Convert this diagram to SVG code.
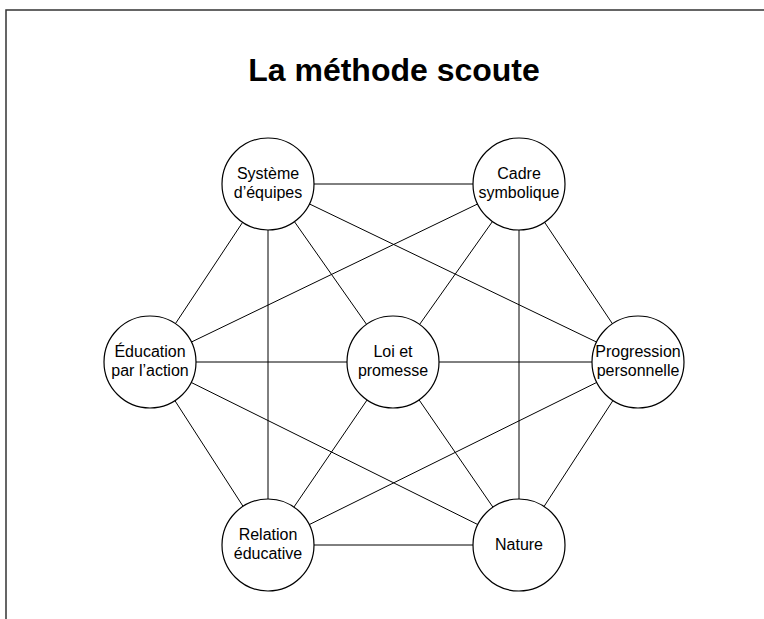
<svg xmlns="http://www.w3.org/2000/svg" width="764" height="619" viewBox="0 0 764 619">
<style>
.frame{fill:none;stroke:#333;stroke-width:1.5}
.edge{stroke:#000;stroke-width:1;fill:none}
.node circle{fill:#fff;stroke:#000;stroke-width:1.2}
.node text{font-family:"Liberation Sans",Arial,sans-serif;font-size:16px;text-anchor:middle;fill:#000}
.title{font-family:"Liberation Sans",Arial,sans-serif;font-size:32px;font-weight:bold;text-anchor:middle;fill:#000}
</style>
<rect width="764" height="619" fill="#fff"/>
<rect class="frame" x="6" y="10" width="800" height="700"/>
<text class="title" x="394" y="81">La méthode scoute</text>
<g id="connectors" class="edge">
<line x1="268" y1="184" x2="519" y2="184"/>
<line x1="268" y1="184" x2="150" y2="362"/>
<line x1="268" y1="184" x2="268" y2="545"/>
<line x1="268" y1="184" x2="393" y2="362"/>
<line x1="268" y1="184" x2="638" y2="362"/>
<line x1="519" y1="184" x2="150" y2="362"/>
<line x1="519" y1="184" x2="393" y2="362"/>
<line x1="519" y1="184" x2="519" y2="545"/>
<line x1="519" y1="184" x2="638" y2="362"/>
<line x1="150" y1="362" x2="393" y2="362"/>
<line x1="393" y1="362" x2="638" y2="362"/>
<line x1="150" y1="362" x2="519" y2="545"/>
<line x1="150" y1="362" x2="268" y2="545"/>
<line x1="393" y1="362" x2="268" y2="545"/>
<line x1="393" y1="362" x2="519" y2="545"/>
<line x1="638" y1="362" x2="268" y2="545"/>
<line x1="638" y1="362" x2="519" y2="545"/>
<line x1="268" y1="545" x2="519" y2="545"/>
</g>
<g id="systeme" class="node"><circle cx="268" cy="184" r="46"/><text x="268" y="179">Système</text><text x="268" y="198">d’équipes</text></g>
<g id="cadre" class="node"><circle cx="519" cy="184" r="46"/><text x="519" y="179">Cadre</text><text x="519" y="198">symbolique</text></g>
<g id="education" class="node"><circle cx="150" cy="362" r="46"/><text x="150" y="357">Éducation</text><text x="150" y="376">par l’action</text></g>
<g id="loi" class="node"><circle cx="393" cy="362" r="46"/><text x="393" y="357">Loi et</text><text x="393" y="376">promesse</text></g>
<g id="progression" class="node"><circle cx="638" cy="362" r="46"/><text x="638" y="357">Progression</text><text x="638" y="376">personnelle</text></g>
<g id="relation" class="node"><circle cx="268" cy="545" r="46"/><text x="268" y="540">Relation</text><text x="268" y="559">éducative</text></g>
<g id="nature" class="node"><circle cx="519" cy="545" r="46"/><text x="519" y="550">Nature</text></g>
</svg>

——

WHAT YOU ARE ASKED TO DO: Leave the pictures out and output the rest of the listing exactly.

THE SOLUTION:
Convert this diagram to SVG code.
<svg xmlns="http://www.w3.org/2000/svg" width="764" height="619" viewBox="0 0 764 619">
<style>
.frame{fill:none;stroke:#333;stroke-width:1.5}
.edge{stroke:#000;stroke-width:1;fill:none}
.node circle{fill:#fff;stroke:#000;stroke-width:1.2}
.node text{font-family:"Liberation Sans",Arial,sans-serif;font-size:16px;text-anchor:middle;fill:#000}
.title{font-family:"Liberation Sans",Arial,sans-serif;font-size:32px;font-weight:bold;text-anchor:middle;fill:#000}
</style>
<rect width="764" height="619" fill="#fff"/>
<rect class="frame" x="6" y="10" width="800" height="700"/>
<text class="title" x="394" y="81">La méthode scoute</text>
<g id="connectors" class="edge">
<line x1="268" y1="184" x2="519" y2="184"/>
<line x1="268" y1="184" x2="150" y2="362"/>
<line x1="268" y1="184" x2="268" y2="545"/>
<line x1="268" y1="184" x2="393" y2="362"/>
<line x1="268" y1="184" x2="638" y2="362"/>
<line x1="519" y1="184" x2="150" y2="362"/>
<line x1="519" y1="184" x2="393" y2="362"/>
<line x1="519" y1="184" x2="519" y2="545"/>
<line x1="519" y1="184" x2="638" y2="362"/>
<line x1="150" y1="362" x2="393" y2="362"/>
<line x1="393" y1="362" x2="638" y2="362"/>
<line x1="150" y1="362" x2="519" y2="545"/>
<line x1="150" y1="362" x2="268" y2="545"/>
<line x1="393" y1="362" x2="268" y2="545"/>
<line x1="393" y1="362" x2="519" y2="545"/>
<line x1="638" y1="362" x2="268" y2="545"/>
<line x1="638" y1="362" x2="519" y2="545"/>
<line x1="268" y1="545" x2="519" y2="545"/>
</g>
<g id="systeme" class="node"><circle cx="268" cy="184" r="46"/><text x="268" y="179">Système</text><text x="268" y="198">d’équipes</text></g>
<g id="cadre" class="node"><circle cx="519" cy="184" r="46"/><text x="519" y="179">Cadre</text><text x="519" y="198">symbolique</text></g>
<g id="education" class="node"><circle cx="150" cy="362" r="46"/><text x="150" y="357">Éducation</text><text x="150" y="376">par l’action</text></g>
<g id="loi" class="node"><circle cx="393" cy="362" r="46"/><text x="393" y="357">Loi et</text><text x="393" y="376">promesse</text></g>
<g id="progression" class="node"><circle cx="638" cy="362" r="46"/><text x="638" y="357">Progression</text><text x="638" y="376">personnelle</text></g>
<g id="relation" class="node"><circle cx="268" cy="545" r="46"/><text x="268" y="540">Relation</text><text x="268" y="559">éducative</text></g>
<g id="nature" class="node"><circle cx="519" cy="545" r="46"/><text x="519" y="550">Nature</text></g>
</svg>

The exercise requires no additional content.